- [Given problem]:
Reproduce, character for character, the lines below from the first through the one with "const season2024 = [0.21, 0.12, 0.25, 0.12, 0.12, 0.13];". Leave pictures out.

- [Data lines]:
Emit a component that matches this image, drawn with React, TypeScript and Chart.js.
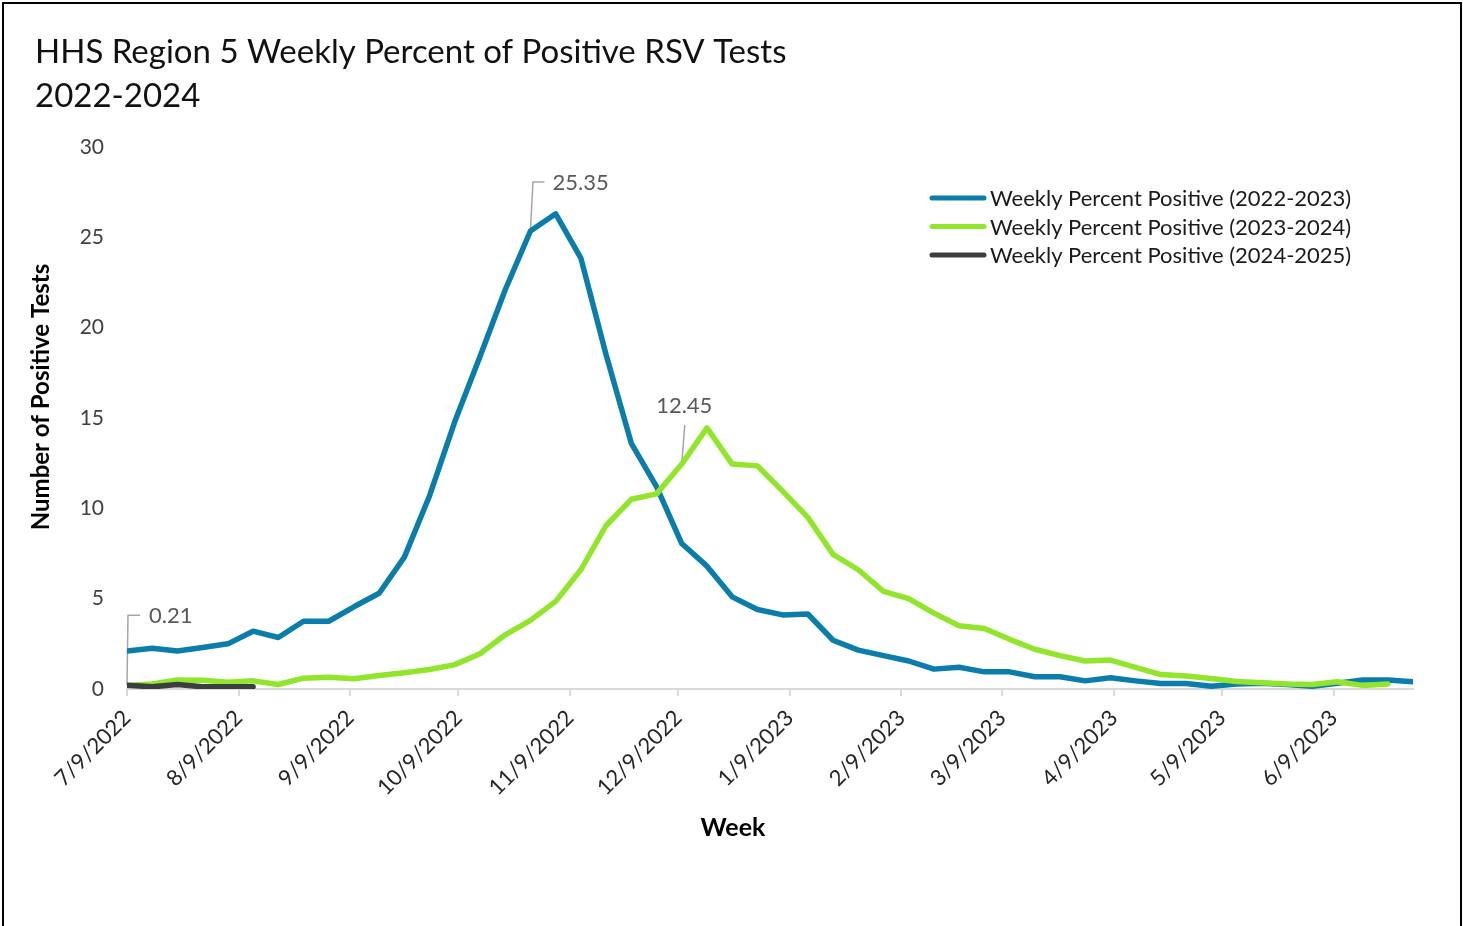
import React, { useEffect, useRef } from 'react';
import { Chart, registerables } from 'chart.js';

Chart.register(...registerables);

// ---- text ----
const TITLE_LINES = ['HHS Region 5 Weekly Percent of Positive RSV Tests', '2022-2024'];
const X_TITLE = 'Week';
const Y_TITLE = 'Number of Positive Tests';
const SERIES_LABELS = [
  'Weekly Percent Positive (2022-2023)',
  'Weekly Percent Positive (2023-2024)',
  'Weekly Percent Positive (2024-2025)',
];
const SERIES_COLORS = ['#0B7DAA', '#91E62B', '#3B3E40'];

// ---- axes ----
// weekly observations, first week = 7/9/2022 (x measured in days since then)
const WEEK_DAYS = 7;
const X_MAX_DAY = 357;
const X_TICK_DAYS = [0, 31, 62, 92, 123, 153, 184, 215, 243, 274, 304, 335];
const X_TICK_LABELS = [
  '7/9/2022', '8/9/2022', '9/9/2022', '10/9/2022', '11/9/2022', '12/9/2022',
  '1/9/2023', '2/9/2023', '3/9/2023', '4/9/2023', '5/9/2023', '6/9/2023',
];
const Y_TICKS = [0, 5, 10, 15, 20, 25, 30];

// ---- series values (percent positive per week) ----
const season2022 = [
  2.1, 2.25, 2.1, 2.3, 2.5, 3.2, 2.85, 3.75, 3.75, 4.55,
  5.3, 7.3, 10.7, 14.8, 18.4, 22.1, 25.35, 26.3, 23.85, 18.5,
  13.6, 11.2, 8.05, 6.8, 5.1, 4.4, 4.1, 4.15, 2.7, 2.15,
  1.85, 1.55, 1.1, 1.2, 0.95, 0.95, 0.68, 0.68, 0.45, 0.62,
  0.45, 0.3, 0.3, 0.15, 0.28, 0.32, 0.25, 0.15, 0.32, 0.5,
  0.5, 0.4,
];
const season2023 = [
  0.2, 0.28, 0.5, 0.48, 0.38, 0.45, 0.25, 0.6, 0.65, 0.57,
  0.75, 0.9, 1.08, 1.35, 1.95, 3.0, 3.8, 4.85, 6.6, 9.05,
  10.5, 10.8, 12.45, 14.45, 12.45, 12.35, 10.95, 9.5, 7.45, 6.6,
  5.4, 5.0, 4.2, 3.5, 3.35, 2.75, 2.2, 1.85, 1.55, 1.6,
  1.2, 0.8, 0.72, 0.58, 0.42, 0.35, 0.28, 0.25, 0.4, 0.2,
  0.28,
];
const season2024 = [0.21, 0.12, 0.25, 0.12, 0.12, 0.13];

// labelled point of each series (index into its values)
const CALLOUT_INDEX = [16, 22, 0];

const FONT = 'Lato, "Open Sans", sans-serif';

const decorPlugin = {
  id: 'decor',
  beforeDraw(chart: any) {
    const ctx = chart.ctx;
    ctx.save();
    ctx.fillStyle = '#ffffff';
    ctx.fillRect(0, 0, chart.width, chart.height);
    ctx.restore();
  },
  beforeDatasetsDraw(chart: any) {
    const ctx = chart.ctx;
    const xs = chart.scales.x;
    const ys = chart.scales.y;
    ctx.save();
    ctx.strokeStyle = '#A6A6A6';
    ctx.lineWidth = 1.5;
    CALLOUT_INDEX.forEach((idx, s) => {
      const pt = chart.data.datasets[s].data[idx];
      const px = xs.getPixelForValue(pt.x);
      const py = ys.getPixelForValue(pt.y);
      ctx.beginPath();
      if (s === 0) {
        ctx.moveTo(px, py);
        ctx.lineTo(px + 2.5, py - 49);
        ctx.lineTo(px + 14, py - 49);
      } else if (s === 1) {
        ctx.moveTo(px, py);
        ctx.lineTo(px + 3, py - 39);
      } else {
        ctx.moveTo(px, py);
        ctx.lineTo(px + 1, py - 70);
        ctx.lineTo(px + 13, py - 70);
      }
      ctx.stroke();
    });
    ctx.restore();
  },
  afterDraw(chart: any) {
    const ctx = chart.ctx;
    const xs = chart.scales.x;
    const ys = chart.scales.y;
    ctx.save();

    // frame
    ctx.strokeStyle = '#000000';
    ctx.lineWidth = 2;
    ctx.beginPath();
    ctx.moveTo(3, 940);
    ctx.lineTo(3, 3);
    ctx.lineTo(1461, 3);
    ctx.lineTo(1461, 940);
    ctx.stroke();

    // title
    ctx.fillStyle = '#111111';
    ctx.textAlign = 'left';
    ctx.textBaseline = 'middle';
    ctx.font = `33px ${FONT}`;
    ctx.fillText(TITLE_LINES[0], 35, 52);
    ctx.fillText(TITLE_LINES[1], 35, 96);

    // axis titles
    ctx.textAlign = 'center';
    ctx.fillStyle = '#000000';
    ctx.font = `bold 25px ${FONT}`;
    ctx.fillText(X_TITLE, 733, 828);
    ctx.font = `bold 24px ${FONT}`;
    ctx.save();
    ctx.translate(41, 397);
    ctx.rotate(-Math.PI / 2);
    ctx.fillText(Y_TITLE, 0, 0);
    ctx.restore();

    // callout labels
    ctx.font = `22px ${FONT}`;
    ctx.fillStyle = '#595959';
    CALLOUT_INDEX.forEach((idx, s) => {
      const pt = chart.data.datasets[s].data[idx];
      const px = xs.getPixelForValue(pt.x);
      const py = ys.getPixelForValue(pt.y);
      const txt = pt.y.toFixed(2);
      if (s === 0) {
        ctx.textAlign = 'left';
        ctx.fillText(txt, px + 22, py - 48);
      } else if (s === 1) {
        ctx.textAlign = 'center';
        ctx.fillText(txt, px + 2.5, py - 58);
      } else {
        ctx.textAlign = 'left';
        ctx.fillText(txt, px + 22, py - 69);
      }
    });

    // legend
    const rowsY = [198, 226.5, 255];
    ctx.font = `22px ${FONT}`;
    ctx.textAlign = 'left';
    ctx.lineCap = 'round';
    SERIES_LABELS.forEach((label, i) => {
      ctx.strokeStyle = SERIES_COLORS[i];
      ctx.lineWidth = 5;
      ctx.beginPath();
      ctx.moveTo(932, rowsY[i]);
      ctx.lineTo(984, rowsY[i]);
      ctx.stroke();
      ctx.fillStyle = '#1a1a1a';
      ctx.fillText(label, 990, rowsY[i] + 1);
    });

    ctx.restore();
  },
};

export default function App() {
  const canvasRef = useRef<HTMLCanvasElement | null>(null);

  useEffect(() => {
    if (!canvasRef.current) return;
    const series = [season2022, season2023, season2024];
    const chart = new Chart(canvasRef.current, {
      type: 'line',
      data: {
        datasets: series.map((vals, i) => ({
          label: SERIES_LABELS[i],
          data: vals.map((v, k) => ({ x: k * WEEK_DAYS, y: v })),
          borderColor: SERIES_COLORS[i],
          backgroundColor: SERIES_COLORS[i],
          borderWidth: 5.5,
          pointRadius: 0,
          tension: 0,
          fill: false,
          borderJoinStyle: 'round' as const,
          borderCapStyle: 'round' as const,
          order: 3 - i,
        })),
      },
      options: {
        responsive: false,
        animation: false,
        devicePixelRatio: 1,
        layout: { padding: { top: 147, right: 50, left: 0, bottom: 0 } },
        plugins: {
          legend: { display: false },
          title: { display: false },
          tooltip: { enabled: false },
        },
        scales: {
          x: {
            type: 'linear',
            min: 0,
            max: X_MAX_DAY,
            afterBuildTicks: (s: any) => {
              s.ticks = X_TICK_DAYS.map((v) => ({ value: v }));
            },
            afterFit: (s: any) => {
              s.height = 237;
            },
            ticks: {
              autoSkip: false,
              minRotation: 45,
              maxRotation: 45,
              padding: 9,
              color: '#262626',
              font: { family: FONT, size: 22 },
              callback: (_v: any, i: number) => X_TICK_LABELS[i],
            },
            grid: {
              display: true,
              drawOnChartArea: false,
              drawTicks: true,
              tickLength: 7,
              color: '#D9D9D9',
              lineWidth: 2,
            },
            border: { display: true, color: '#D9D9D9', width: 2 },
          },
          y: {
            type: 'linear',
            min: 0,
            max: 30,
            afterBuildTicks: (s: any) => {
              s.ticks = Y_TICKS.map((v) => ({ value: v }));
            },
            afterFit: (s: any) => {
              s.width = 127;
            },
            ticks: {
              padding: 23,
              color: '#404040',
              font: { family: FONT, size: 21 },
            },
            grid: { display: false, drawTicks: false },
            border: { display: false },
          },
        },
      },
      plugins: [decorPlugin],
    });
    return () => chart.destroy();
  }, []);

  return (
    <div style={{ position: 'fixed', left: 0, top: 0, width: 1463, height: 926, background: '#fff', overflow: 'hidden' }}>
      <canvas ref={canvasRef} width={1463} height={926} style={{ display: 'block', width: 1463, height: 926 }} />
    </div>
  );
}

- [Response]:
Emit a component that matches this image, drawn with React, TypeScript and Chart.js.
import React, { useEffect, useRef } from 'react';
import { Chart, registerables } from 'chart.js';

Chart.register(...registerables);

// ---- text ----
const TITLE_LINES = ['HHS Region 5 Weekly Percent of Positive RSV Tests', '2022-2024'];
const X_TITLE = 'Week';
const Y_TITLE = 'Number of Positive Tests';
const SERIES_LABELS = [
  'Weekly Percent Positive (2022-2023)',
  'Weekly Percent Positive (2023-2024)',
  'Weekly Percent Positive (2024-2025)',
];
const SERIES_COLORS = ['#0B7DAA', '#91E62B', '#3B3E40'];

// ---- axes ----
// weekly observations, first week = 7/9/2022 (x measured in days since then)
const WEEK_DAYS = 7;
const X_MAX_DAY = 357;
const X_TICK_DAYS = [0, 31, 62, 92, 123, 153, 184, 215, 243, 274, 304, 335];
const X_TICK_LABELS = [
  '7/9/2022', '8/9/2022', '9/9/2022', '10/9/2022', '11/9/2022', '12/9/2022',
  '1/9/2023', '2/9/2023', '3/9/2023', '4/9/2023', '5/9/2023', '6/9/2023',
];
const Y_TICKS = [0, 5, 10, 15, 20, 25, 30];

// ---- series values (percent positive per week) ----
const season2022 = [
  2.1, 2.25, 2.1, 2.3, 2.5, 3.2, 2.85, 3.75, 3.75, 4.55,
  5.3, 7.3, 10.7, 14.8, 18.4, 22.1, 25.35, 26.3, 23.85, 18.5,
  13.6, 11.2, 8.05, 6.8, 5.1, 4.4, 4.1, 4.15, 2.7, 2.15,
  1.85, 1.55, 1.1, 1.2, 0.95, 0.95, 0.68, 0.68, 0.45, 0.62,
  0.45, 0.3, 0.3, 0.15, 0.28, 0.32, 0.25, 0.15, 0.32, 0.5,
  0.5, 0.4,
];
const season2023 = [
  0.2, 0.28, 0.5, 0.48, 0.38, 0.45, 0.25, 0.6, 0.65, 0.57,
  0.75, 0.9, 1.08, 1.35, 1.95, 3.0, 3.8, 4.85, 6.6, 9.05,
  10.5, 10.8, 12.45, 14.45, 12.45, 12.35, 10.95, 9.5, 7.45, 6.6,
  5.4, 5.0, 4.2, 3.5, 3.35, 2.75, 2.2, 1.85, 1.55, 1.6,
  1.2, 0.8, 0.72, 0.58, 0.42, 0.35, 0.28, 0.25, 0.4, 0.2,
  0.28,
];
const season2024 = [0.21, 0.12, 0.25, 0.12, 0.12, 0.13];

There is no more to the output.